Case Study: Repair of a High-Pressure Inner Casing
The qualified procedure was deployed to salvage a high-pressure inner casing manufactured from ZG15Cr2Mo1. During final machining, a dimensional error was made, resulting in an undersized groove for the stationary blading (the “stationary blade slot”). The error was significant enough that the already-machined blades could not be fitted, and the project timeline precluded manufacturing a new casting.
The repair strategy was as follows:
- Joint Preparation: The undersized area was machined to create a clean, uniform groove. The mating casing half was bolted on to provide structural restraint against welding distortion.
The successful execution of this repair demonstrated the tangible benefits of the GMAW process for steel casting reclamation: a substantial increase in deposition rate (leading to shorter repair times), excellent as-welded mechanical properties negating the need for PWHT, and minimal distortion due to controlled heat input and proper fixturing. This approach transforms a potentially catastrophic and schedule-breaking defect into a manageable in-house repair operation.
Conclusion and Outlook
This research and application work has conclusively demonstrated the feasibility and significant advantages of employing Gas Metal Arc Welding (GMAW) with ERNiCr-3 nickel-based solid wire for the repair of low-alloy creep-resistant steel castings. The systematic procedure qualification, performed according to ASME Section IX on 12Cr2Mo1R plate (P-No. P5A), yielded the following key outcomes:
- Robust Welding Procedure: A qualified GMAW procedure was established, specifying key parameters including a minimum preheat of 80°C, a maximum interpass temperature of 210°C, and a controlled heat input range of approximately 10-27 kJ/cm. This procedure effectively prevents hydrogen-induced cold cracking in the heat-affected zone of the steel casting.

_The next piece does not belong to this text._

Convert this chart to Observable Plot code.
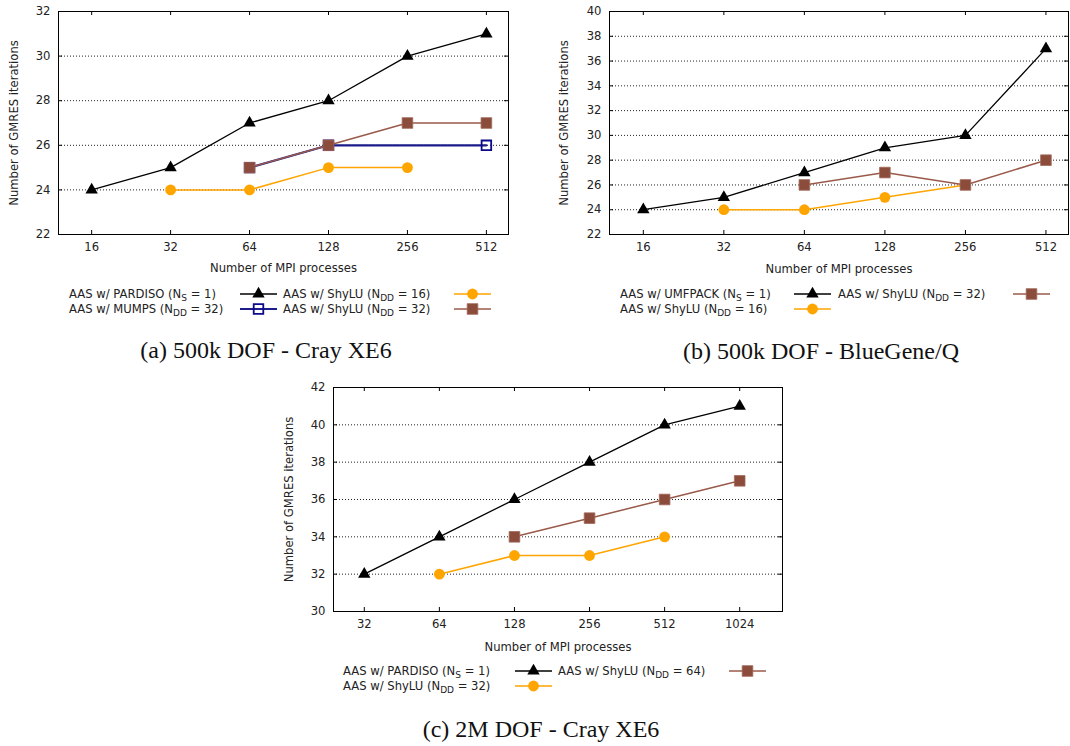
<!DOCTYPE html>
<html>
<head>
<meta charset="utf-8">
<script src="https://cdn.jsdelivr.net/npm/d3@7"></script>
<script src="https://cdn.jsdelivr.net/npm/@observablehq/plot@0.6"></script>
<style>
  html, body { margin: 0; padding: 0; background: #fff; }
  #root { position: relative; width: 1070px; height: 746px; overflow: hidden; background: #fff; }
  .abs { position: absolute; }
  .leg { position: absolute; font-family: "DejaVu Sans", sans-serif; font-size: 11.6px; color: #222; white-space: nowrap; line-height: 1; height: 11px; transform: translateY(-50%); }
  .leg sub { font-size: 9px; vertical-align: -3px; line-height: 0; }
  .cap { position: absolute; font-family: "Liberation Serif", serif; font-size: 24px; color: #111; white-space: nowrap; transform: translate(-50%, -50%); }
  svg.sample { position: absolute; overflow: visible; }
</style>
</head>
<body>
<div id="root"></div>
<script>
// ---------- DATA ----------
// Panel (a): 500k DOF - Cray XE6
const procsA = [16, 32, 64, 128, 256, 512];
const yTicksA = [22, 24, 26, 28, 30, 32];
const a_pardiso = [24, 25, 27, 28, 30, 31];
const a_shylu16 = [null, 24, 24, 25, 25, null];
const a_mumps32 = [null, null, 25, 26, null, 26];
const a_shylu32 = [null, null, 25, 26, 27, 27];

// Panel (b): 500k DOF - BlueGene/Q
const procsB = [16, 32, 64, 128, 256, 512];
const yTicksB = [22, 24, 26, 28, 30, 32, 34, 36, 38, 40];
const b_umfpack = [24, 25, 27, 29, 30, 37];
const b_shylu16 = [null, 24, 24, 25, 26, null];
const b_shylu32 = [null, null, 26, 27, 26, 28];

// Panel (c): 2M DOF - Cray XE6
const procsC = [32, 64, 128, 256, 512, 1024];
const yTicksC = [30, 32, 34, 36, 38, 40, 42];
const c_pardiso = [32, 34, 36, 38, 40, 41];
const c_shylu32 = [null, 32, 33, 33, 34, null];
const c_shylu64 = [null, null, 34, 35, 36, 37];

const xLabel = "Number of MPI processes";
const yLabel = "Number of GMRES iterations";
const captions = ["(a) 500k DOF - Cray XE6", "(b) 500k DOF - BlueGene/Q", "(c) 2M DOF - Cray XE6"];

// ---------- STYLES ----------
const STY = {
  black:  {stroke: "#000000", width: 1.3, symbol: "triangle", r: 4.6, fill: "#000000", mstroke: "none"},
  orange: {stroke: "#FFA500", width: 1.5, symbol: "circle", r: 5.4, fill: "#FFA500", mstroke: "none"},
  brown:  {stroke: "#9a5a4a", width: 1.5, symbol: "square", r: 6.0, fill: "#8b4c3c", mstroke: "#a36a5c"},
  navy:   {stroke: "#1c1c8c", width: 2.2, symbol: "square", r: 5.4, fill: "none", mstroke: "#0a0a8a"}
};

function rows(procs, vals) {
  return procs.map((p, i) => ({p, v: vals[i]})).filter(d => d.v != null);
}

function seriesMarks(procs, vals, s) {
  const data = rows(procs, vals);
  return [
    Plot.line(data, {x: "p", y: "v", stroke: s.stroke, strokeWidth: s.width}),
    Plot.dot(data, {x: "p", y: "v", symbol: s.symbol, r: s.r, fill: s.fill, stroke: s.mstroke,
      strokeWidth: s.fill === "none" ? 1.8 : 0.8})
  ];
}

function panel(cfg) {
  const plotW = cfg.width - cfg.ml - cfg.mr;
  const plotH = cfg.height - cfg.mt - cfg.mb;
  const ymin = cfg.yTicks[0], ymax = cfg.yTicks[cfg.yTicks.length - 1];
  const grid = cfg.yTicks.slice(1, -1);
  const chart = Plot.plot({
    width: cfg.width, height: cfg.height,
    marginLeft: cfg.ml, marginRight: cfg.mr, marginTop: cfg.mt, marginBottom: cfg.mb,
    style: {fontFamily: "DejaVu Sans, sans-serif", fontSize: "11.6px", color: "#222", background: "transparent", overflow: "visible"},
    x: {type: "log", base: 2, domain: cfg.xDomain},
    y: {domain: [ymin, ymax]},
    marks: [
      Plot.ruleY(grid, {stroke: "#222", strokeWidth: 1, strokeDasharray: "1,2"}),
      Plot.tickX(cfg.procs, {x: d => d, insetBottom: plotH - 4, stroke: "#000"}),
      Plot.tickX(cfg.procs, {x: d => d, insetTop: plotH - 4, stroke: "#000"}),
      Plot.tickY(cfg.yTicks, {y: d => d, insetRight: plotW - 4, stroke: "#000"}),
      Plot.tickY(cfg.yTicks, {y: d => d, insetLeft: plotW - 4, stroke: "#000"}),
      Plot.axisX({ticks: cfg.procs, tickFormat: d => String(d), tickSize: 0, tickPadding: 8, label: null}),
      Plot.axisY({ticks: cfg.yTicks, tickFormat: d => String(d), tickSize: 0, tickPadding: 8, label: null}),
      ...cfg.series.flatMap(([vals, s]) => seriesMarks(cfg.procs, vals, s)),
      Plot.frame({stroke: "#000", strokeWidth: 1}),
      Plot.text([xLabel], {frameAnchor: "bottom", dy: cfg.xlDy, lineAnchor: "middle", fontSize: 11.6}),
      Plot.text([yLabel], {frameAnchor: "left", dx: cfg.ylDx, rotate: -90, lineAnchor: "middle", textAnchor: "middle", fontSize: 11.6})
    ]
  });
  chart.classList.add("abs");
  chart.style.left = cfg.left + "px";
  chart.style.top = cfg.top + "px";
  return chart;
}

function sampleSvg(s, x, y) {
  const ns = "http://www.w3.org/2000/svg";
  const svg = document.createElementNS(ns, "svg");
  svg.setAttribute("class", "sample");
  svg.setAttribute("width", 37); svg.setAttribute("height", 14);
  svg.style.left = x + "px"; svg.style.top = (y - 7) + "px";
  const line = document.createElementNS(ns, "line");
  line.setAttribute("x1", 0); line.setAttribute("x2", 37);
  line.setAttribute("y1", 7); line.setAttribute("y2", 7);
  line.setAttribute("stroke", s.stroke); line.setAttribute("stroke-width", s.width);
  svg.appendChild(line);
  const sym = {triangle: d3.symbolTriangle, circle: d3.symbolCircle, square: d3.symbolSquare}[s.symbol];
  const path = document.createElementNS(ns, "path");
  path.setAttribute("d", d3.symbol(sym, Math.PI * s.r * s.r)());
  path.setAttribute("transform", "translate(18.5,7)");
  path.setAttribute("fill", s.fill);
  path.setAttribute("stroke", s.mstroke);
  path.setAttribute("stroke-width", s.fill === "none" ? 1.8 : 0.8);
  svg.appendChild(path);
  return svg;
}

function legend(root, items) {
  for (const it of items) {
    const d = document.createElement("div");
    d.className = "leg";
    d.style.left = it.tx + "px";
    d.style.top = it.y + "px";
    d.innerHTML = it.html;
    root.appendChild(d);
    root.appendChild(sampleSvg(it.s, it.sx, it.y));
  }
}

function caption(root, text, cx, cy) {
  const d = document.createElement("div");
  d.className = "cap";
  d.style.left = cx + "px"; d.style.top = cy + "px";
  d.textContent = text;
  root.appendChild(d);
}

const root = document.getElementById("root");

root.appendChild(panel({
  left: 0, top: 0, width: 540, height: 278, ml: 58, mr: 32, mt: 11, mb: 44,
  procs: procsA, yTicks: yTicksA, xDomain: [16 / Math.pow(2, 0.42), 512 * Math.pow(2, 0.28)],
  xlDy: 34, ylDx: -44,
  series: [[a_pardiso, STY.black], [a_shylu16, STY.orange], [a_mumps32, STY.navy], [a_shylu32, STY.brown]]
}));

root.appendChild(panel({
  left: 540, top: 0, width: 530, height: 278, ml: 69, mr: 2, mt: 11, mb: 44,
  procs: procsB, yTicks: yTicksB, xDomain: [16 / Math.pow(2, 0.42), 512 * Math.pow(2, 0.28)],
  xlDy: 35, ylDx: -45,
  series: [[b_umfpack, STY.black], [b_shylu16, STY.orange], [b_shylu32, STY.brown]]
}));

root.appendChild(panel({
  left: 270, top: 370, width: 540, height: 290, ml: 63, mr: 28, mt: 17, mb: 49,
  procs: procsC, yTicks: yTicksC, xDomain: [32 / Math.pow(2, 0.41), 1024 * Math.pow(2, 0.57)],
  xlDy: 36, ylDx: -44,
  series: [[c_pardiso, STY.black], [c_shylu32, STY.orange], [c_shylu64, STY.brown]]
}));

legend(root, [
  {html: "AAS w/ PARDISO (N<sub>S</sub> = 1)", tx: 69, sx: 240, y: 294, s: STY.black},
  {html: "AAS w/ ShyLU (N<sub>DD</sub> = 16)", tx: 283, sx: 454, y: 294, s: STY.orange},
  {html: "AAS w/ MUMPS (N<sub>DD</sub> = 32)", tx: 69, sx: 240, y: 309, s: STY.navy},
  {html: "AAS w/ ShyLU (N<sub>DD</sub> = 32)", tx: 283, sx: 454, y: 309, s: STY.brown},

  {html: "AAS w/ UMFPACK (N<sub>S</sub> = 1)", tx: 620, sx: 794, y: 294, s: STY.black},
  {html: "AAS w/ ShyLU (N<sub>DD</sub> = 32)", tx: 838, sx: 1013, y: 294, s: STY.brown},
  {html: "AAS w/ ShyLU (N<sub>DD</sub> = 16)", tx: 620, sx: 794, y: 309, s: STY.orange},

  {html: "AAS w/ PARDISO (N<sub>S</sub> = 1)", tx: 343, sx: 515, y: 671, s: STY.black},
  {html: "AAS w/ ShyLU (N<sub>DD</sub> = 64)", tx: 558, sx: 729, y: 671, s: STY.brown},
  {html: "AAS w/ ShyLU (N<sub>DD</sub> = 32)", tx: 343, sx: 515, y: 686, s: STY.orange}
]);

caption(root, captions[0], 266, 350);
caption(root, captions[1], 821, 351);
caption(root, captions[2], 541, 729);
</script>
</body>
</html>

- Excellent Mechanical Properties: The dissimilar metal weld joint exhibited superior mechanical properties in the as-welded condition. All tensile specimens failed in the base metal, confirming weld strength. Bend tests demonstrated high ductility. Most notably, Charpy impact tests revealed exceptionally high toughness (>200 J average) at room temperature for both weld metal and HAZ locations, far exceeding standard requirements.
- Successful Industrial Implementation: The procedure was successfully applied to repair a major high-pressure turbine casing steel casting. The use of GMAW significantly improved deposition efficiency compared to traditional manual methods, reduced overall repair time, controlled distortion, and produced a sound, machineable weld without the need for post-weld heat treatment.
The methodology developed here provides a reliable template for extending this repair technology to other grades of steel castings. Future work could involve qualifying similar procedures for other P-Number groups, such as high-chromium martensitic steels (e.g., P91 castings), further expanding the toolbox for efficient steel casting salvage. The integration of more advanced automation, such as robotic GMAW or automated wire-feeding systems, could offer even greater consistency, quality, and productivity for large-scale steel casting repairs in the future. This approach represents a significant step forward in sustainable manufacturing, reducing waste and lead times by enabling the reliable and efficient reclamation of high-value power generation components.